My best guess regarding the date on the coin would be that it refers not to the year of the United States of America’s entry into World War I but rather the date of the declaration of cessation of all hostilities, which was November 11, 1918. Hence, the 1918-2018 inscription on this silver dollar. Indeed, if this coin had been intended instead to commemorate the 100th anniversary of America’s entry into the war, its release would have been sometime late last year and the inscription would then have read 1917-2017.

Seth Riesling

Mike Unser –

Thanks again for sharing your always great high res photographs with us fellow collectors!

-NumisdudeTX

Daniel

I look forward to a commemorative bitcoin to mark the centenary of the end of the Second World War

Old Collector

Daniel,
The virtual World-Wide Web Mint will any day now begin accepting virtual design submissions for its upcoming series of WWII virtual commemoratives. Start saving your virtual dollars for this big virtual event!

Chas Barber

Dear CJ & OLd Collector, NO sorry, it is another EXAMPLE of the mint’s ineptitude, or just ‘tude- No the COMMEMORATIVE PER THE MINT’s website is to: “Commemorates the centennial of America’s involvement in World War I” Unquote….so 1917 is 100 not ’18 that’s 1o1! We Americans are not supposedly great @ Math but I can count quite well & $100 for a .90% silver dollar (14.85 spot ‘i$h) & a medal (16.50) is a triple keystone markup I passed, I have cut down SO much on mint stuff, except my $800 in Pre$ dollars @ end (why I do… Read more »

Old Collector

I concur…the Jim Thorpe dollar is not just very well designed but also brilliantly evocative of his outstanding athletic attributes.

CJ

Chas – read the act.

https://www.gpo.gov/fdsys/pkg/PLAW-113publ212/pdf/PLAW-113publ212.pdf

It literally says in there to make it in 2018 and put 2018 on it. So, the legislation told the Mint what to do.

Daniel

Chas, relax mate. The mint does make a billion version if you want to stack silver. https://www.apmex.com/product/152627/2018-1-oz-silver-american-eagle-mintdirect-single

I’m failing to see why you are so angry at the price being asked.
No one is forcing you to buy a centenary medal, so don’t let it get to you.

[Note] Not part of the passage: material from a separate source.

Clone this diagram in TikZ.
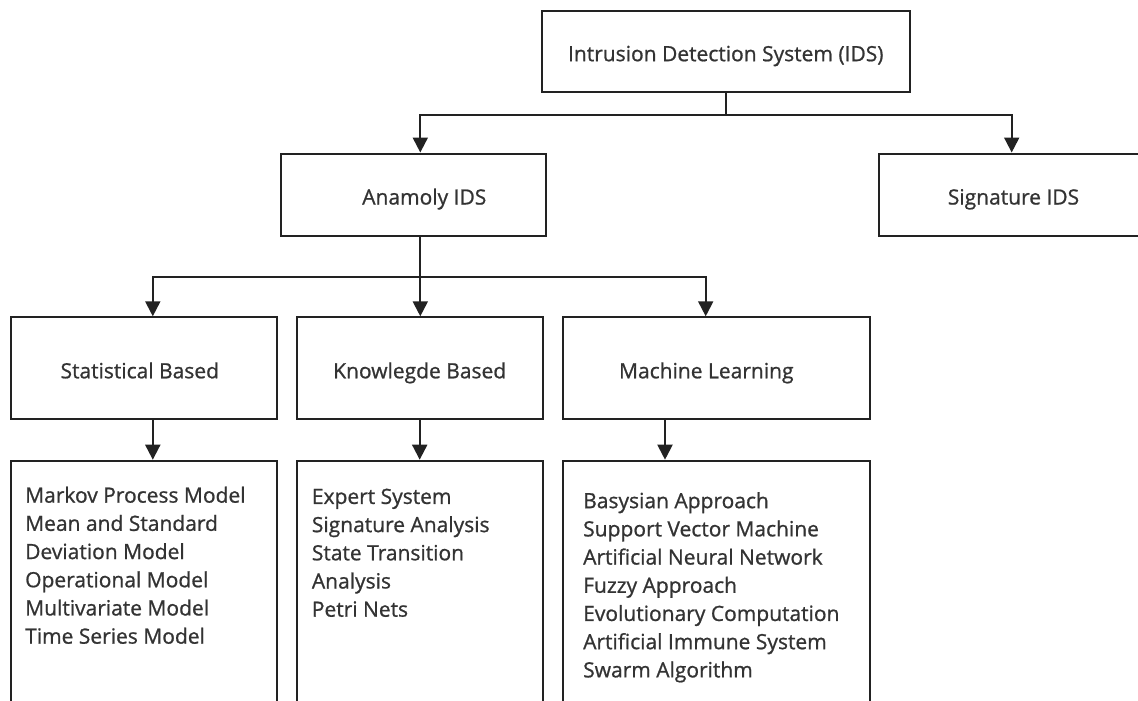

My wife collects Versace coffee cups … now that is a stupid hobby 🙂

Old Collector

CJ,
Thanks for providing that link. The Act makes for very enlightening reading, especially as a way of learning how explicitly it covers every single factor involved in producing the coin, including any possible variables. They (the Congress) certainly do manage to have every base covered, don’t they?

Old Collector

Daniel,
Your illumination regarding the nature of your wife’s hobby has given me pause and urged me to reflect on whether or not my Wolfgang Amadeus Mozart Rubber Ducky collection is in fact a good investment of my time and money. Ach du lieber!

Old Collector

Daniel,
By the way, there really IS exactly such a product line of rubber ducks on sale in the gift shop of the Mozart House & Museum in Salzburg, Austria!